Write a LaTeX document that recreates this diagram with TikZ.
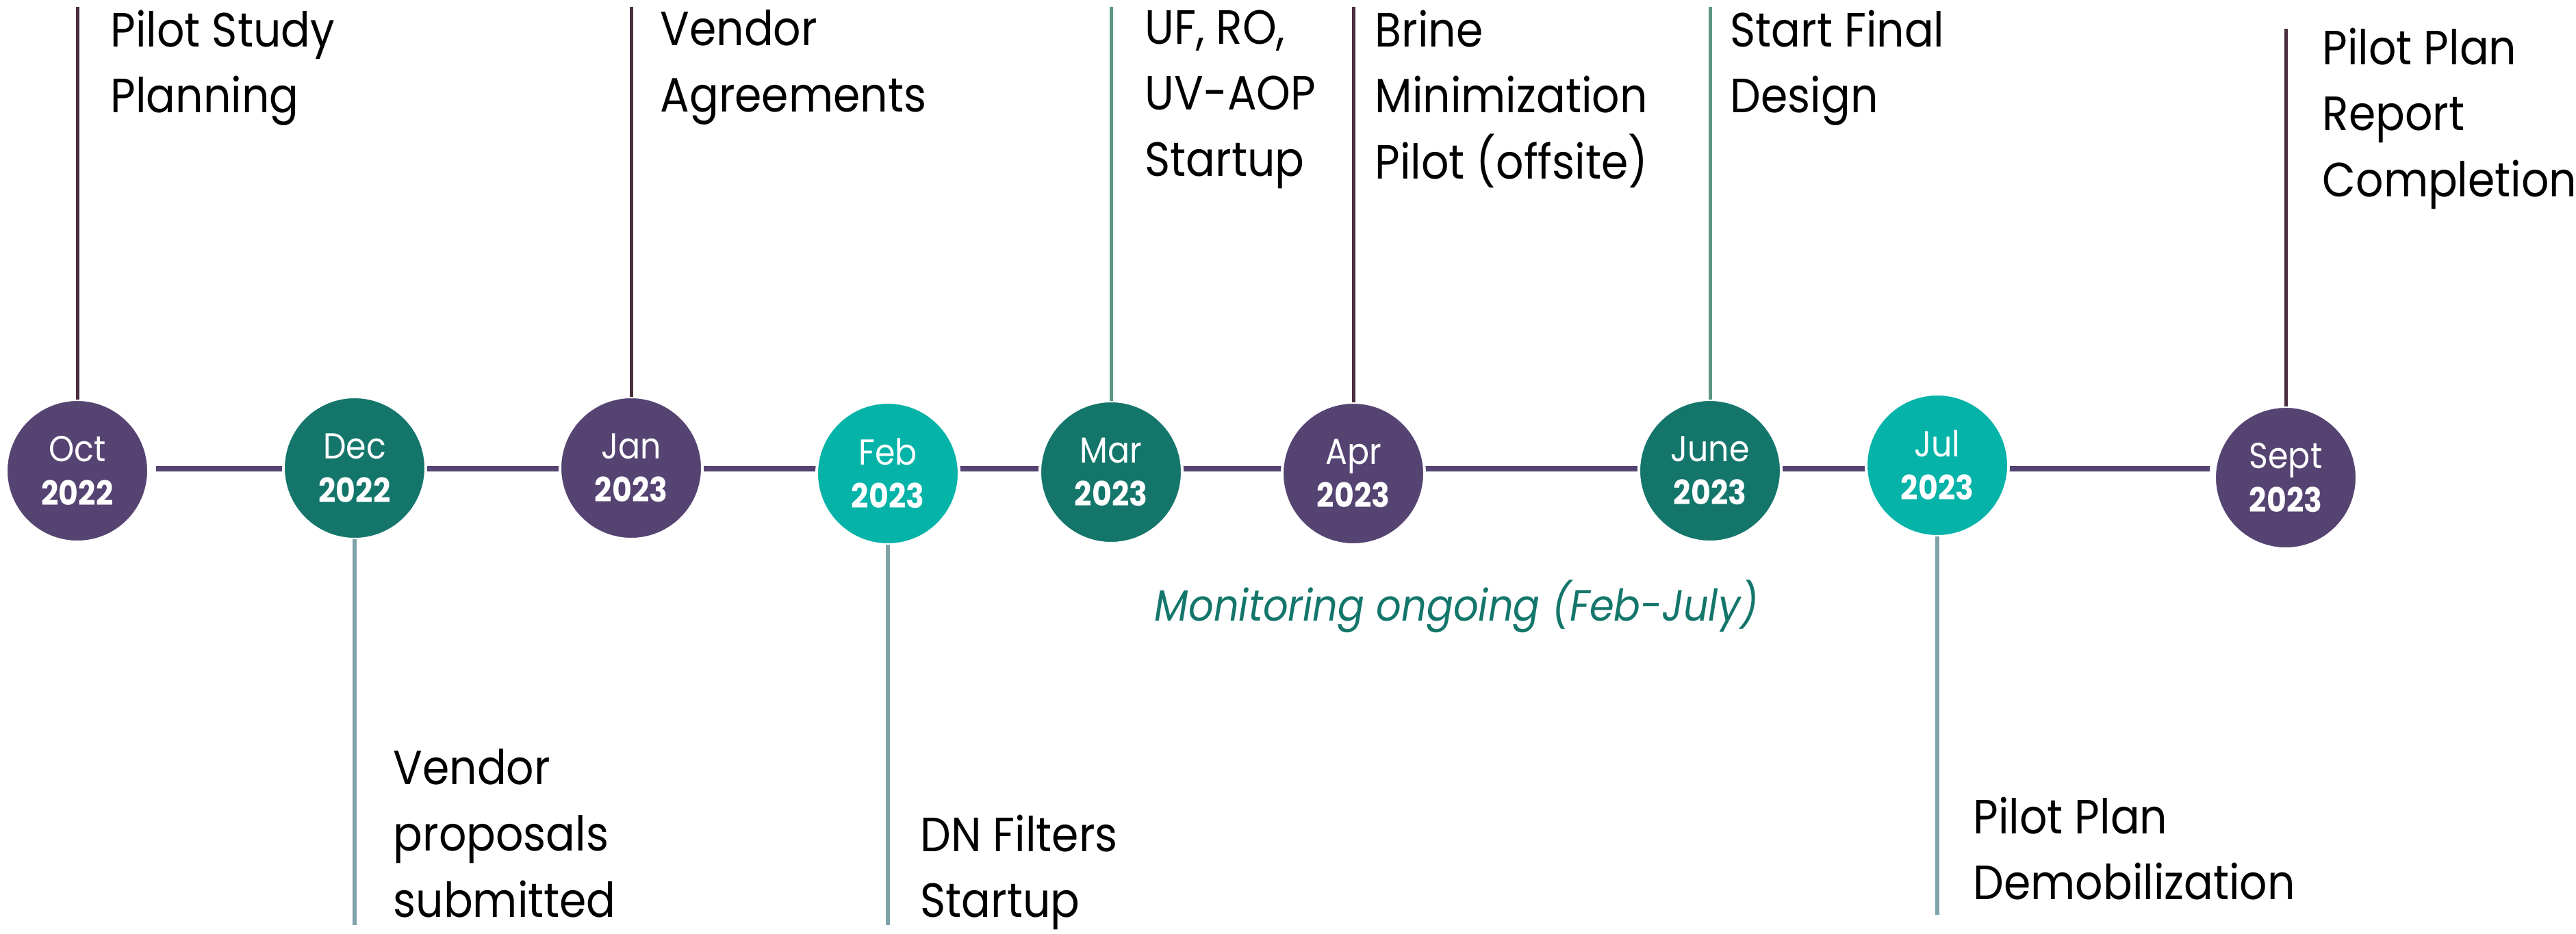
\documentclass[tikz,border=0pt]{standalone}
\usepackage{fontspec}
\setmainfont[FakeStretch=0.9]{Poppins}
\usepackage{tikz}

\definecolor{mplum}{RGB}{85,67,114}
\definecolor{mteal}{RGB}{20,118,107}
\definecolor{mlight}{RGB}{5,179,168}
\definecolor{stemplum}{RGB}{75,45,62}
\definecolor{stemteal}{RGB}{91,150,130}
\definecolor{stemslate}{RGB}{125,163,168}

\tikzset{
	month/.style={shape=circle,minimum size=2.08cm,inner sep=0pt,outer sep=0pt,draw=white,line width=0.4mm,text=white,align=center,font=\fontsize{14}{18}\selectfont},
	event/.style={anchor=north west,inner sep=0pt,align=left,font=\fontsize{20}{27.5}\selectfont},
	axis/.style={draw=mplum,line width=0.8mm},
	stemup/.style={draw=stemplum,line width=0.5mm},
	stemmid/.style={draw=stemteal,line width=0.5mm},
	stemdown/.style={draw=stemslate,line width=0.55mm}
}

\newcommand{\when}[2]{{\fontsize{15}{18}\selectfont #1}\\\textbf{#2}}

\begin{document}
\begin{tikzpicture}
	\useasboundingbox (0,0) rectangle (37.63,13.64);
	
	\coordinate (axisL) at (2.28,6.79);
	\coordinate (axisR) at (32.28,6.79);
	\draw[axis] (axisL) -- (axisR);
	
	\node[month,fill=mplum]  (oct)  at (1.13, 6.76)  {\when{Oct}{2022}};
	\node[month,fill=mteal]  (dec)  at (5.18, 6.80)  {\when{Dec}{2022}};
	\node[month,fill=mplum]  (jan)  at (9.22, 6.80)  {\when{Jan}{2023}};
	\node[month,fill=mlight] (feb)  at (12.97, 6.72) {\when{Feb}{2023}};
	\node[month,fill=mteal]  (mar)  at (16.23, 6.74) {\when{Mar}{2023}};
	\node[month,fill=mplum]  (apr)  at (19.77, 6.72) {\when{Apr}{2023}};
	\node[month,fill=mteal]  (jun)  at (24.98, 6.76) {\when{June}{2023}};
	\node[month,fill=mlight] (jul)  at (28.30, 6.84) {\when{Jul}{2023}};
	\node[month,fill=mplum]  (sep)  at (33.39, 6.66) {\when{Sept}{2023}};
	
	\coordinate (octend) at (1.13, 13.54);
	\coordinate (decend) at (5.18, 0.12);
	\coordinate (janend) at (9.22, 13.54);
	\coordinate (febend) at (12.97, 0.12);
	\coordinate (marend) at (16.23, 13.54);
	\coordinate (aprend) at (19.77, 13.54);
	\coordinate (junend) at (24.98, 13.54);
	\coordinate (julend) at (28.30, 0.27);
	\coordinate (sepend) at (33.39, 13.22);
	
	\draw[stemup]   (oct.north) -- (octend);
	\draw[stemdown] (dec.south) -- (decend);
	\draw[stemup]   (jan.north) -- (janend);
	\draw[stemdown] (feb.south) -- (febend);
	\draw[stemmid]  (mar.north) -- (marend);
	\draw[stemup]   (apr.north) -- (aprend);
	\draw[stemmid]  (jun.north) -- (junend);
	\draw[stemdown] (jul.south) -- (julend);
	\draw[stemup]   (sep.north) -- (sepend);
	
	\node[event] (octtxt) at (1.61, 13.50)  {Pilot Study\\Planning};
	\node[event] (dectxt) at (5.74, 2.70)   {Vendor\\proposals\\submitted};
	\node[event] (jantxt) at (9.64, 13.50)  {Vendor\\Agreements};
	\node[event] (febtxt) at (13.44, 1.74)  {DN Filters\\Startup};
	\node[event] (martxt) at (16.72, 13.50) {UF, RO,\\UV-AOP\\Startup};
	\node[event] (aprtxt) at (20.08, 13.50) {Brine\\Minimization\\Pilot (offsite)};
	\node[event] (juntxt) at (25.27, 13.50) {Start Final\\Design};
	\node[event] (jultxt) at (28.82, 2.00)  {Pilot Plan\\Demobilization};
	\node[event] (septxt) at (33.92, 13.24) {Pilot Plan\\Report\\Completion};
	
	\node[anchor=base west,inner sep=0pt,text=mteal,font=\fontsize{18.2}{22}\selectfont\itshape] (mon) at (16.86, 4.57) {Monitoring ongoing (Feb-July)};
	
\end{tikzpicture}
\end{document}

● **YOUR OBJECTIVE**
Retype each line of the listing above word for word. Exclude the pictures.

● **ANSWER IN FULL**
Write a LaTeX document that recreates this diagram with TikZ.
\documentclass[tikz,border=0pt]{standalone}
\usepackage{fontspec}
\setmainfont[FakeStretch=0.9]{Poppins}
\usepackage{tikz}

\definecolor{mplum}{RGB}{85,67,114}
\definecolor{mteal}{RGB}{20,118,107}
\definecolor{mlight}{RGB}{5,179,168}
\definecolor{stemplum}{RGB}{75,45,62}
\definecolor{stemteal}{RGB}{91,150,130}
\definecolor{stemslate}{RGB}{125,163,168}

\tikzset{
	month/.style={shape=circle,minimum size=2.08cm,inner sep=0pt,outer sep=0pt,draw=white,line width=0.4mm,text=white,align=center,font=\fontsize{14}{18}\selectfont},
	event/.style={anchor=north west,inner sep=0pt,align=left,font=\fontsize{20}{27.5}\selectfont},
	axis/.style={draw=mplum,line width=0.8mm},
	stemup/.style={draw=stemplum,line width=0.5mm},
	stemmid/.style={draw=stemteal,line width=0.5mm},
	stemdown/.style={draw=stemslate,line width=0.55mm}
}

\newcommand{\when}[2]{{\fontsize{15}{18}\selectfont #1}\\\textbf{#2}}

\begin{document}
\begin{tikzpicture}
	\useasboundingbox (0,0) rectangle (37.63,13.64);
	
	\coordinate (axisL) at (2.28,6.79);
	\coordinate (axisR) at (32.28,6.79);
	\draw[axis] (axisL) -- (axisR);
	
	\node[month,fill=mplum]  (oct)  at (1.13, 6.76)  {\when{Oct}{2022}};
	\node[month,fill=mteal]  (dec)  at (5.18, 6.80)  {\when{Dec}{2022}};
	\node[month,fill=mplum]  (jan)  at (9.22, 6.80)  {\when{Jan}{2023}};
	\node[month,fill=mlight] (feb)  at (12.97, 6.72) {\when{Feb}{2023}};
	\node[month,fill=mteal]  (mar)  at (16.23, 6.74) {\when{Mar}{2023}};
	\node[month,fill=mplum]  (apr)  at (19.77, 6.72) {\when{Apr}{2023}};
	\node[month,fill=mteal]  (jun)  at (24.98, 6.76) {\when{June}{2023}};
	\node[month,fill=mlight] (jul)  at (28.30, 6.84) {\when{Jul}{2023}};
	\node[month,fill=mplum]  (sep)  at (33.39, 6.66) {\when{Sept}{2023}};
	
	\coordinate (octend) at (1.13, 13.54);
	\coordinate (decend) at (5.18, 0.12);
	\coordinate (janend) at (9.22, 13.54);
	\coordinate (febend) at (12.97, 0.12);
	\coordinate (marend) at (16.23, 13.54);
	\coordinate (aprend) at (19.77, 13.54);
	\coordinate (junend) at (24.98, 13.54);
	\coordinate (julend) at (28.30, 0.27);
	\coordinate (sepend) at (33.39, 13.22);
	
	\draw[stemup]   (oct.north) -- (octend);
	\draw[stemdown] (dec.south) -- (decend);
	\draw[stemup]   (jan.north) -- (janend);
	\draw[stemdown] (feb.south) -- (febend);
	\draw[stemmid]  (mar.north) -- (marend);
	\draw[stemup]   (apr.north) -- (aprend);
	\draw[stemmid]  (jun.north) -- (junend);
	\draw[stemdown] (jul.south) -- (julend);
	\draw[stemup]   (sep.north) -- (sepend);
	
	\node[event] (octtxt) at (1.61, 13.50)  {Pilot Study\\Planning};
	\node[event] (dectxt) at (5.74, 2.70)   {Vendor\\proposals\\submitted};
	\node[event] (jantxt) at (9.64, 13.50)  {Vendor\\Agreements};
	\node[event] (febtxt) at (13.44, 1.74)  {DN Filters\\Startup};
	\node[event] (martxt) at (16.72, 13.50) {UF, RO,\\UV-AOP\\Startup};
	\node[event] (aprtxt) at (20.08, 13.50) {Brine\\Minimization\\Pilot (offsite)};
	\node[event] (juntxt) at (25.27, 13.50) {Start Final\\Design};
	\node[event] (jultxt) at (28.82, 2.00)  {Pilot Plan\\Demobilization};
	\node[event] (septxt) at (33.92, 13.24) {Pilot Plan\\Report\\Completion};
	
	\node[anchor=base west,inner sep=0pt,text=mteal,font=\fontsize{18.2}{22}\selectfont\itshape] (mon) at (16.86, 4.57) {Monitoring ongoing (Feb-July)};
	
\end{tikzpicture}
\end{document}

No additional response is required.